Sandler, as Danny, provides yet another worthwhile performance. It goes to show that, with the right material, the star of The Ridiculous Six can enhance three-dimensional characters that are already on the page. Sandler has a natural pathos that he exudes here, much like his best work in Punch-Drunk Love and Funny People. And, when it’s needed, he goes for his signature manic antics—these moments are few and far between, and it never feels like Sandler is vying for the spotlight.
Now a Baumbach regular, Stiller plays Matthew, the more stable brother in the family who moved away to start his own business. Years of keeping himself at a distance from the Meyerowitzs hasn’t made him any less emotionally hung-up. There’s a brewing bitterness and frustration each time Matthew engages with his father. Baumbach has been steadily crafting zanier and more hyperactive dialogue-filled scenes—Frances Ha and Mistress America have some funniest over-the-top moments in any of his films. The writer-director is at his best here, as he places Harold and Matthew together. Things escalate as Harold gets more and more peeved that a couple sitting next to them at a restaurant is invading his personal space. Stiller, the ever-flustered straight man, tries to handle his father with kid gloves, yet fails miserably—Baumbach brilliantly channels into those anger-laced comedic flares of Stiller, much like Sandler. It’s all heighten by the editing, as the smash cuts throughout serve as heat being turned down on the stove as a tea kettle whistles—it’s all the more striking as the editing techniques change as the movie progresses.

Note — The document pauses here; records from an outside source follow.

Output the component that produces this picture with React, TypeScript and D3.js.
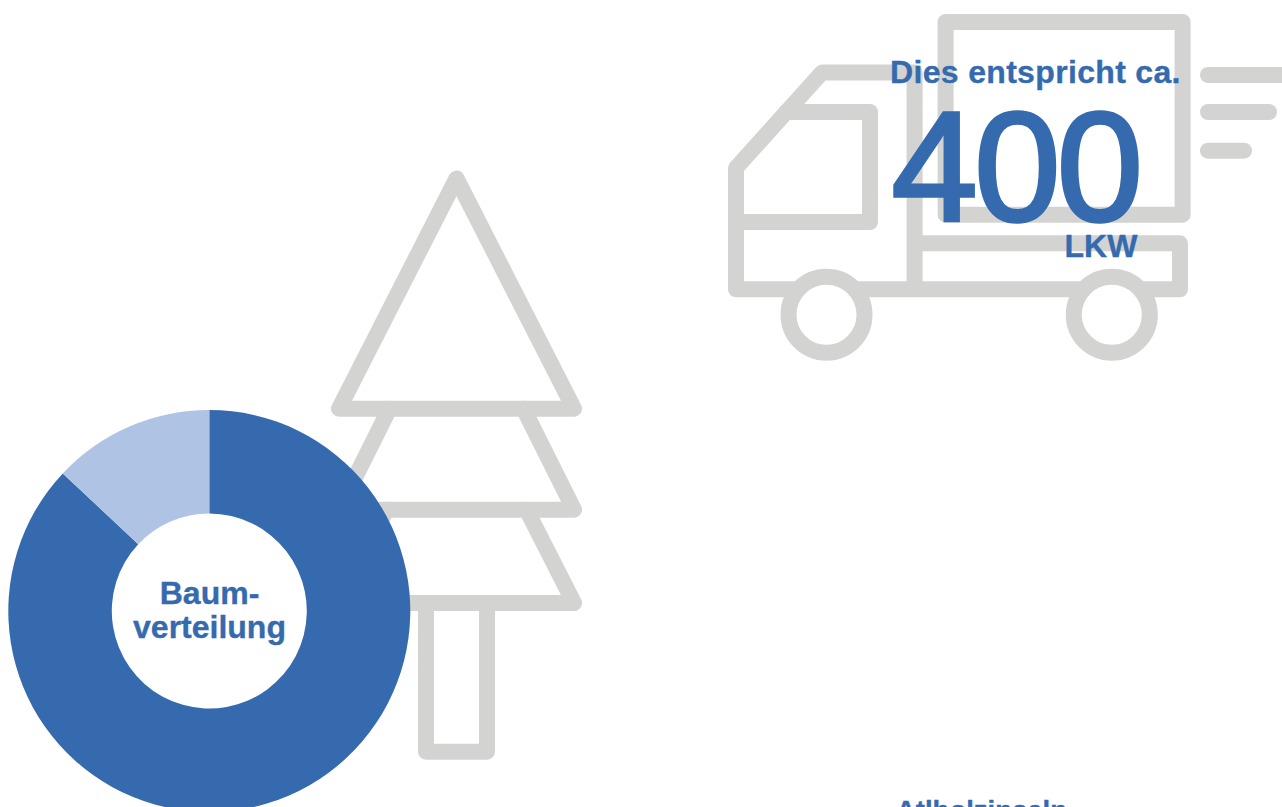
import React from "react";
import * as d3 from "d3";

// Tree species share shown in the ring
const speciesNames = ["Nadelholz", "Laubholz"];
const speciesShares = [87, 13];
const ringColours = ["#356bae", "#afc4e4"];

const ringLines = ["Baum-", "verteilung"];
const truckCaption = "Dies entspricht ca.";
const truckCount = 400;
const truckUnit = "LKW";
const nextHeading = "Atlholzinseln";

const BLUE = "#356bae";
const GREY = "#d3d3d2";
const ICON_STROKE = 16;
const FONT = "'Liberation Sans', Arial, Helvetica, sans-serif";

function Ring() {
  const slices = d3.pie<number>().sort(null)(speciesShares);
  const arc = d3.arc<d3.PieArcDatum<number>>().innerRadius(97.5).outerRadius(201);
  return (
    <g transform="translate(209.3,611)">
      {slices.map((s, i) => (
        <path key={speciesNames[i]} d={arc(s) ?? ""} fill={ringColours[i]} />
      ))}
    </g>
  );
}

function TreeIcon() {
  return (
    <g fill="none" stroke={GREY} strokeWidth={ICON_STROKE} strokeLinejoin="round" strokeLinecap="round">
      <path d="M456.5,178.5 L574,408.7 H339 Z" />
      <path d="M523.5,408.7 L574,509.7 H339 L389.5,408.7" />
      <path d="M526.5,509.7 L574,603 H339 L386.5,509.7" />
      <path d="M426,603 V751.7 H487 V603" />
    </g>
  );
}

function TruckIcon() {
  const wheelCentres = [826.5, 1111.8];
  return (
    <g fill="none" stroke={GREY} strokeWidth={ICON_STROKE} strokeLinejoin="round" strokeLinecap="round">
      <rect x={945.6} y={22} width={237} height={192.7} />
      <path d="M914.6,289.3 V72.5 H822 L736,168 V289.3 H1180 V243.3 H914.6" />
      <path d="M786.4,112 H870 V222 H736" />
      {wheelCentres.map((cx) => (
        <circle key={cx} cx={cx} cy={314.7} r={38} fill="#fff" />
      ))}
      <path d="M1208,75 H1300" />
      <path d="M1208,112 H1269" />
      <path d="M1208,150.7 H1244" />
    </g>
  );
}

export default function App() {
  return (
    <svg
      width={1282}
      height={807}
      viewBox="0 0 1282 807"
      style={{ position: "absolute", left: 0, top: 0, background: "#fff", display: "block" }}
    >
      <TreeIcon />
      <TruckIcon />
      <Ring />
      <g fill={BLUE} stroke={BLUE} strokeWidth={0.35} fontFamily={FONT} fontWeight={700} fontSize={32}>
        <text x={209.5} y={603.5} textAnchor="middle">{ringLines[0]}</text>
        <text x={209.5} y={637.5} textAnchor="middle">{ringLines[1]}</text>
        <text x={890} y={82.5} letterSpacing={0.33}>{truckCaption}</text>
        <text x={1101} y={257} textAnchor="middle">{truckUnit}</text>
        <text x={981.5} y={819.5} textAnchor="middle" fontSize={27.5}>{nextHeading}</text>
      </g>
      <text
        x={1015.5}
        y={220}
        textAnchor="middle"
        fill={BLUE}
        stroke={BLUE}
        strokeWidth={3.5}
        fontFamily={FONT}
        fontSize={155}
        letterSpacing={-3.5}
      >
        {truckCount}
      </text>
    </svg>
  );
}
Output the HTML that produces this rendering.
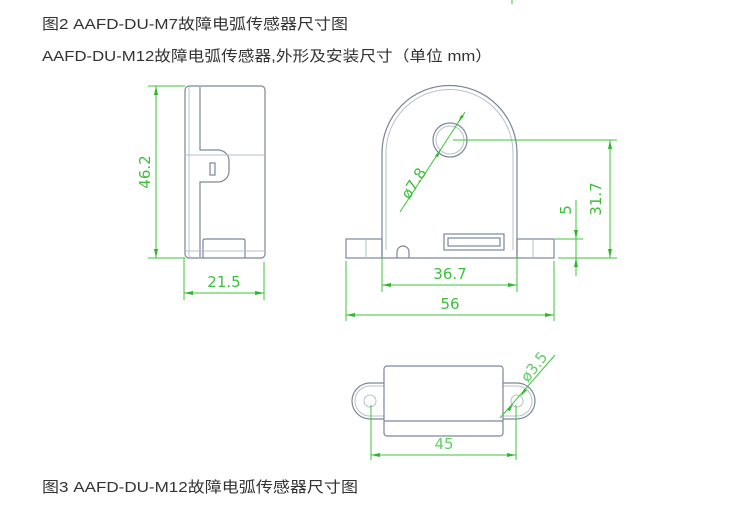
<!DOCTYPE html>
<html><head><meta charset="utf-8"><style>
html,body{margin:0;padding:0;background:#fff;}
svg{display:block;}
.t{font-family:"Liberation Sans","Noto Sans CJK SC",sans-serif;font-size:15px;fill:#333;}
.d{font-family:"DejaVu Sans","Liberation Sans",sans-serif;font-size:15px;fill:#3cbf3c;}
.o{fill:none;stroke:#7a8799;stroke-width:1.2;}
.l{fill:none;stroke:#b7c0cc;stroke-width:1;}
.g{fill:none;stroke:#3cc43c;stroke-width:1;}
.a{fill:#2db82d;}
</style></head><body>
<svg width="746" height="526" viewBox="0 0 746 526" xmlns="http://www.w3.org/2000/svg">
<text class="t" x="42" y="29" textLength="306" lengthAdjust="spacingAndGlyphs">图2 AAFD-DU-M7故障电弧传感器尺寸图</text>
<text class="t" x="42" y="61" textLength="450" lengthAdjust="spacingAndGlyphs">AAFD-DU-M12故障电弧传感器,外形及安装尺寸（单位 mm）</text>
<text class="t" x="42" y="492" textLength="316" lengthAdjust="spacingAndGlyphs">图3 AAFD-DU-M12故障电弧传感器尺寸图</text>
<line x1="512" y1="0" x2="512" y2="4" class="g"/>

<!-- side view -->
<rect x="185" y="86" width="80" height="172" rx="4" class="o"/>
<line x1="189" y1="87" x2="189" y2="257" class="l"/>
<path d="M200 87 V150 H218 A11 11 0 0 1 229 161 V171 A11 11 0 0 1 218 182 H200 V257" class="o"/>
<line x1="185" y1="155" x2="265" y2="155" class="l"/>
<rect x="210" y="163" width="5" height="12" class="o"/>
<path d="M203 258 V241 Q203 239 205 239 H243 Q245 239 245 241 V258" class="o"/>
<line x1="185" y1="251" x2="265" y2="251" class="l"/>
<line x1="148" y1="86" x2="185" y2="86" class="g"/>
<line x1="148" y1="258" x2="185" y2="258" class="g"/>
<line x1="156" y1="86" x2="156" y2="258" class="g"/>
<path d="M156 86 l-2 9 h4z M156 258 l-2 -9 h4z" class="a"/>
<text class="d" transform="translate(150,172) rotate(-90)" text-anchor="middle">46.2</text>
<line x1="184" y1="258" x2="184" y2="300" class="g"/>
<line x1="264" y1="262" x2="264" y2="300" class="g"/>
<line x1="184" y1="293" x2="264" y2="293" class="g"/>
<path d="M184 293 l9 -2 v4z M264 293 l-9 -2 v4z" class="a"/>
<text class="d" x="224" y="287" text-anchor="middle">21.5</text>

<!-- front view -->
<path d="M382 258 V153 A67.5 67.5 0 0 1 517 153 V258 Z" class="o"/>
<path d="M386 250 V153 A63.5 63.5 0 0 1 513 153 V250" class="l"/>
<rect x="346" y="239" width="36" height="19" class="o"/>
<rect x="517" y="239" width="37" height="19" class="o"/>
<line x1="366" y1="239" x2="366" y2="258" class="l"/>
<line x1="533" y1="239" x2="533" y2="258" class="l"/>
<circle cx="450" cy="140" r="17" class="o"/>
<circle cx="450" cy="140" r="14" class="l"/>
<rect x="444" y="234" width="60" height="16" class="o"/>
<rect x="448" y="238" width="52" height="8" class="o"/>
<path d="M397 258 V252 A6 6 0 0 1 409 252 V258" class="o"/>
<line x1="400" y1="212" x2="465" y2="112" class="g"/>
<path d="M441 149 l-6 7 l3 1z M458 123 l6 -7 l-3 -1z" class="a"/>
<text class="d" transform="translate(418,186) rotate(-58)" text-anchor="middle">ø7.8</text>
<line x1="453" y1="140" x2="617" y2="140" class="g"/>
<line x1="558" y1="258" x2="617" y2="258" class="g"/>
<line x1="610" y1="140" x2="610" y2="258" class="g"/>
<path d="M610 140 l-2 9 h4z M610 258 l-2 -9 h4z" class="a"/>
<text class="d" transform="translate(601,199) rotate(-90)" text-anchor="middle">31.7</text>
<line x1="555" y1="239" x2="583" y2="239" class="g"/>
<line x1="576" y1="200" x2="576" y2="276" class="g"/>
<path d="M576 239 l-2 -9 h4z M576 258 l-2 9 h4z" class="a"/>
<text class="d" transform="translate(571,210) rotate(-90)" text-anchor="middle">5</text>
<line x1="382" y1="258" x2="382" y2="292" class="g"/>
<line x1="517" y1="258" x2="517" y2="292" class="g"/>
<line x1="382" y1="285" x2="517" y2="285" class="g"/>
<path d="M382 285 l9 -2 v4z M517 285 l-9 -2 v4z" class="a"/>
<text class="d" x="450" y="279" text-anchor="middle">36.7</text>
<line x1="346" y1="261" x2="346" y2="321" class="g"/>
<line x1="554" y1="261" x2="554" y2="321" class="g"/>
<line x1="346" y1="315" x2="554" y2="315" class="g"/>
<path d="M346 315 l9 -2 v4z M554 315 l-9 -2 v4z" class="a"/>
<text class="d" x="450" y="309" text-anchor="middle">56</text>

<!-- bottom view -->
<path d="M384 383 H370 A18 18 0 0 0 370 419 H384" class="o"/>
<path d="M384 386 H370 A15 15 0 0 0 370 416 H384" class="l"/>
<path d="M503 383 H517 A18 18 0 0 1 517 419 H503" class="o"/>
<path d="M503 386 H517 A15 15 0 0 1 517 416 H503" class="l"/>
<rect x="384" y="366" width="119" height="70" rx="3" class="o"/>
<line x1="384" y1="421" x2="503" y2="421" class="o"/>
<circle cx="370" cy="401" r="6" class="l"/>
<circle cx="517" cy="401" r="6" class="l"/>
<line x1="371" y1="405" x2="371" y2="460" class="g"/>
<line x1="516" y1="405" x2="516" y2="460" class="g"/>
<line x1="371" y1="455" x2="516" y2="455" class="g"/>
<path d="M371 455 l9 -2 v4z M516 455 l-9 -2 v4z" class="a"/>
<text class="d" x="444" y="449" text-anchor="middle" style="fill:#5fd15f">45</text>
<line x1="500" y1="418" x2="555" y2="355" class="g"/>
<path d="M513 404 l-6 6 l3 1z M521 396 l6 -6 l-3 -1z" class="a"/>
<text class="d" transform="translate(538,370) rotate(-52)" text-anchor="middle" style="fill:#5fd15f">ø3.5</text>
</svg>
</body></html>
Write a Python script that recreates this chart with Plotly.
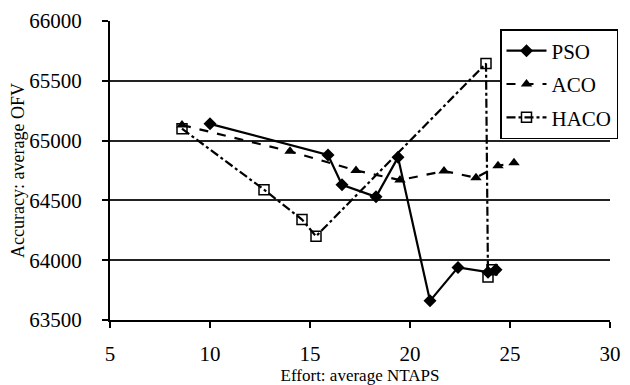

Hoffman fits right into Baumbach’s world as the matter-of-fact, still-struggling artist, head of the Meyerowitz pack. Harold is obsessed with his latest exhibition of his work, hoping to finally make it big in his late age. Matthew, Danny, Jean, and even the young Eliza are all affected by Harold, and Hoffman is the perfect center of this universe, as he breezes through the quick-as-a-whip dialogue and balances the line of being an emotional void and a rare-yet-strong-when-need-be parental figure.
Filled with memorable characters—plus a few well-placed cameos—, that signature Baumbach wit and heart, and stand-out performances from the entire cast, The Meyerowitz Stories (New and Selected) is yet another Baumbach success. It delivers on laughs and also paints an identifiable portrait of a family trying to come together after years of resentment. You want to see these people come together, and like any family trying to come to terms, it’s a painful yet fulfilling journey.
The Meyerowitz Stories will be available on Netflix on October 13th. But, please make it out to a theatre for its limited release if you can.